▶ _WHAT IS NEEDED_
Take the lines from the head of the listing through the one bearing "ax.set_ylim(0, 385)" and copy them exactly, leaving every picture out.
--- Start ---
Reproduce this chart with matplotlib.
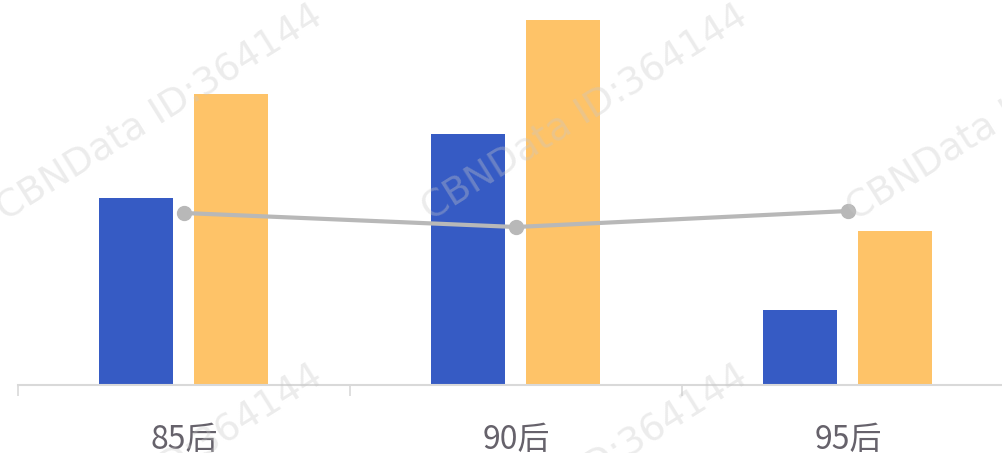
import matplotlib.pyplot as plt
import numpy as np

plt.rcParams['font.family'] = ['Noto Sans CJK SC', 'DejaVu Sans']

categories = ['85后', '90后', '95后']
blue_vals = [187, 251, 75]
orange_vals = [291, 365, 154]
line_vals = [172, 158, 174]

W, H = 1003, 453
fig = plt.figure(figsize=(W / 100, H / 100), dpi=100)
# axes: left edge at 18px, baseline at 385px from top
ax = fig.add_axes([18 / W, (H - 385) / H, (W - 18) / W, 385 / H])

x = np.arange(len(categories))
bw = 74 / 332
off = 47.5 / 332
ax.bar(x - off, blue_vals, bw, color='#365bc4', zorder=2)
ax.bar(x + off, orange_vals, bw, color='#fec368', zorder=2)
ax.plot(x, line_vals, color='#b8b8b8', linewidth=3, marker='o',
        markersize=10, zorder=3)

for s in ['top', 'right', 'left']:
    ax.spines[s].set_visible(False)
ax.spines['bottom'].set_color('#d9d9d9')
ax.spines['bottom'].set_linewidth(1.5)
ax.set_yticks([])

ax.set_xticks([-0.5, 0.5, 1.5])
ax.set_xticklabels([])
ax.tick_params(axis='x', which='major', length=8, width=1.2, color='#d9d9d9')
ax.set_xticks(x, minor=True)
ax.set_xticklabels(categories, minor=True)
ax.tick_params(axis='x', which='minor', length=0, pad=28,
               labelsize=23, labelcolor='#66626b')

ax.set_xlim(-0.5, -0.5 + (W - 18) / 332)
ax.set_ylim(0, 385)

# watermarks
for cx in [160, 585, 1010]:
    for cy in [113, 473]:
        fig.text(cx / W, 1 - cy / H, 'CBNData ID:364144', rotation=32,
                 ha='center', va='center', fontsize=27, color='#c8c8c8',
                 alpha=0.35, family=['DejaVu Sans'], zorder=10)

fig.savefig('out.png', dpi=100)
--- End ---
▶ _THE ANSWER_
Reproduce this chart with matplotlib.
import matplotlib.pyplot as plt
import numpy as np

plt.rcParams['font.family'] = ['Noto Sans CJK SC', 'DejaVu Sans']

categories = ['85后', '90后', '95后']
blue_vals = [187, 251, 75]
orange_vals = [291, 365, 154]
line_vals = [172, 158, 174]

W, H = 1003, 453
fig = plt.figure(figsize=(W / 100, H / 100), dpi=100)
# axes: left edge at 18px, baseline at 385px from top
ax = fig.add_axes([18 / W, (H - 385) / H, (W - 18) / W, 385 / H])

x = np.arange(len(categories))
bw = 74 / 332
off = 47.5 / 332
ax.bar(x - off, blue_vals, bw, color='#365bc4', zorder=2)
ax.bar(x + off, orange_vals, bw, color='#fec368', zorder=2)
ax.plot(x, line_vals, color='#b8b8b8', linewidth=3, marker='o',
        markersize=10, zorder=3)

for s in ['top', 'right', 'left']:
    ax.spines[s].set_visible(False)
ax.spines['bottom'].set_color('#d9d9d9')
ax.spines['bottom'].set_linewidth(1.5)
ax.set_yticks([])

ax.set_xticks([-0.5, 0.5, 1.5])
ax.set_xticklabels([])
ax.tick_params(axis='x', which='major', length=8, width=1.2, color='#d9d9d9')
ax.set_xticks(x, minor=True)
ax.set_xticklabels(categories, minor=True)
ax.tick_params(axis='x', which='minor', length=0, pad=28,
               labelsize=23, labelcolor='#66626b')

ax.set_xlim(-0.5, -0.5 + (W - 18) / 332)
ax.set_ylim(0, 385)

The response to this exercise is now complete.